Amdal ialah Analisis Mengenai Dampak Lingkungan, sedang CSR adalah (Corporate Social Responsibility – Tanggungjawab Sosial Perusahaan).
Dasar hukum AMDAL di Indonesia adalah Peraturan Pemerintah No. 27 Tahun 2012 tentang "Izin Lingkungan Hidup" yang merupakan pengganti PP 27 Tahun 1999 tentang Amdal. Sedangkan CSR diatur melalui Undang-Undang (UU) Nomor 40 Tahun 2007 tentang Perseroan Terbatas dan UU Nomor 25 Tahun 2007 tentang Penanaman Modal.
Lebih spesifik tentang Amdal, tidak semua perusahaan wajib memiliki Amdal.
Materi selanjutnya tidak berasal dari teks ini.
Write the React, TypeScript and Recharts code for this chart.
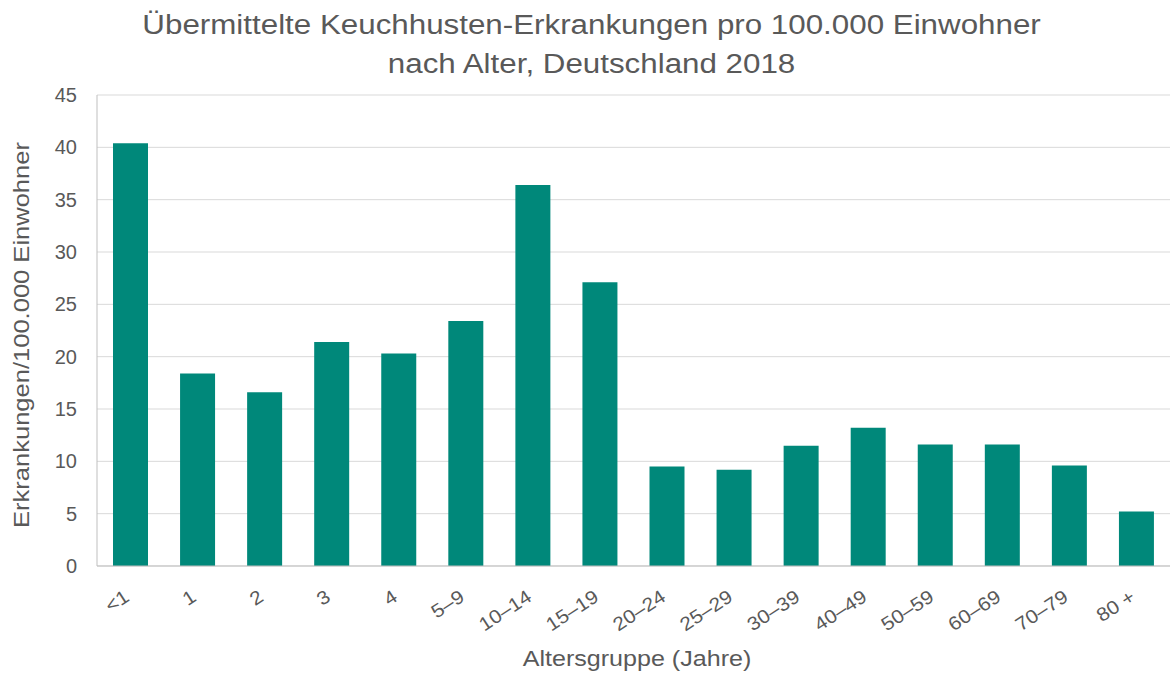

Kriteria Usaha dan/atau Kegiatan yang berdampak penting terhadap lingkungan hidup yang wajib memiliki Amdal diatur melalui Pasal 3 Ayat (2) PermenLHK No. P.38/MENLHK/SETJEN/KUM.1/7/2019.
DI luar kegiatan usaha yang wajib melakukan Amdal, maka diwajibkan untuk memiliki dokumen UKL-UPL (Upaya Pengelolaan Lingkungan Hidup dan Upaya Pemantauan Lingkungan Hidup) merupakan dokumen pengelolaan lingkungan hidup.
Ketua Umum LAI menekankan agar dalam pengawasan Amdal dan CSR pengurus LAI melibatkan masyarakat sekitar, di RT, RW dan Kelurahan/Desa di mana perusahaan tersebut berada.
Pengawasan tersebut sangat penting, karena Amdal (juga UKL-UPL) ditengarai lebih sekedar formalitas untuk memenuhi syarat terbitnya perizinan. Sehingga meskipun izinnya lengkap, kerap dampak negatif terhadap lingkungan tetap terjadi.
H. Djoni Lubis juga menambahkan bahwa Amdal itu meliputi beberapa aspek, yaitu fisik-kimia, ekologi, sosial-ekonomi dan sosial budaya.
Sedangkan CSR, umumnya CSR dari perusahaan diberikan kepada pemerintah setempat, namun tidak disalurkan kembali kepada masyarakat di lingkungan sekitar perusahaan. Indikasinya CSR banya dipergunakan tidak semestinya oleh oknum pejabat-pejabat di daerah.